I've been driving all over this stupid parking lot for ages, and I'm already irritated because it's taken me far too long to find such a painfully obvious building--I didn't see before that the order ticket has a small memo at the bottom stating that the address is in the hotel--and I can't find a parking place remotely near the entrance. As I have two large, fruit bouquets with foot-wide, cardboard bases, I don't relish the idea of carrying the things across a huge expanse of windy parking lot. I've circled it too many times already, and I'm ready to be finished.
Seriously hard to miss. I was annoyed.
I have to go the eleventh floor of the A wing and the fourth floor of the C wing. Deciding that it'll be simpler to start with the higher floor, I set out in search of the elevators, which are not placed anywhere painfully obvious to my sleep-deprived eyes. After struggling through a set of double doors with my burdens and stumbling on an area of mysterious shops and offices in the A wing, I realize that I must have passed the elevators already. I've barely made my way back down the hall toward the lobby when--Aha, elevator!
The button with the UP arrow is abnormally high on the wall, and I'm forced to perform an impressive and absurd balancing act rather than simply craning my hand around to hit it; I stand on one foot, bracing my left knee against the wall and setting one box-stabilized bouquet atop my thigh, then hurriedly punch the button to call the elevator. It arrives with a slightly jittery bounce that doesn't inspire much confidence. I stare at it for a moment, weighing my desire to finish the last two deliveries and leave without taking the stairs up eleven flights against the possibility that I am inevitably going to die in this elevator. The walls are covered in some material that looks as though it's meant to cover up repairs or remodeling or something, and if I've learned anything from movies, it's that scary elevators never lead anywhere good. Unless you happen to be a vengeful spirit, blood-thirsty psycho, or a peckish zombie.
Holy crap. I'm going to die.
I step dubiously inside and do my button-pushing trick again, peering anxiously about the empty elevator and listening to the workings take me up, floor by floor. The line of numbers above the sliding doors light up as I pass each floor with a slight click, and it's like the tic-toking of a very slow clock.
2...3...4...5...
I keep wondering what happens if it stops suddenly and I'm stuck in here.
6...7...
It's hard to ignore the knowledge that every second I'm in here, there's another few feet of empty elevator shaft underneath me.
8...9...
Would I even survive that fall?
10...
When 11 lights finally lights up and the doors open (with a slightly terrifying bounce), I breathe a sigh of relief and step out.
I'm in a small triangular area created by the intersecting halls. It's completely dark. All I can see outside of the small half-circle of light spilling out of the elevator behind me is a few dark corners and the shadowy walls, and my hands are full.
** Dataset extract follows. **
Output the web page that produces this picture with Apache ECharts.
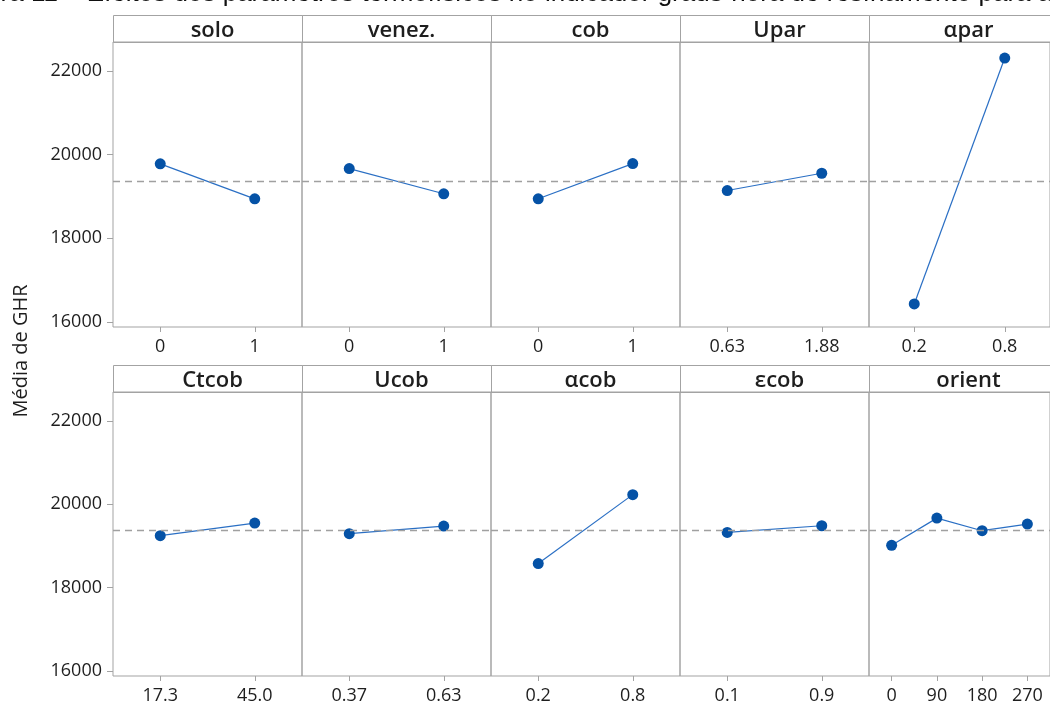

Wouldn't Star-Gauges Guy have told me at the front desk if they were remodeling or something? Why isn't this area off limits, or marked or anything? I'm distinctly unsettled, and I clutch the heavy fruit arrangements, hoping that the elevator doors aren't going to close behind me and leave me trapped alone in the dark. I'm uncomfortably aware of how defenseless I would be if something were to happen.
I've seen the movies. I know how this goes. I have two choices.
One: walk cautiously down that dark hallway in hopes of finding A1101, meet some blood-hungry terror, and die horribly in a deserted hotel room strewn with dusty tools and chunks of drywall.
Two: get my paranoid ass back down to the lobby and find a different way to the room.
That's not even a choice. I turn abruptly and search for the correct button, pushing it a little harder and faster than I might normally have done. I watch the darkness through the closing elevator doors, not quite convinced something isn't going to flash through at the last second and either leave me trapped in a creepy elevator with a murderous something, or stop the doors from closing and leave me face to face with whatever was just out of sight when I stepped out the first time.
The ride down is slower than the ascent somehow, and I spend it half-waiting for the theatrical lurch and creak one always sees in films. Stepping out, back into what suddenly seems like an alternate world on the ground floor, is slightly frightening, because the elevator jerks again as it comes to a stop.
I'm slightly jumpy when I finally make it to the designated rooms, and I wonder to myself when I developed this irrational fear of riding in in elevators.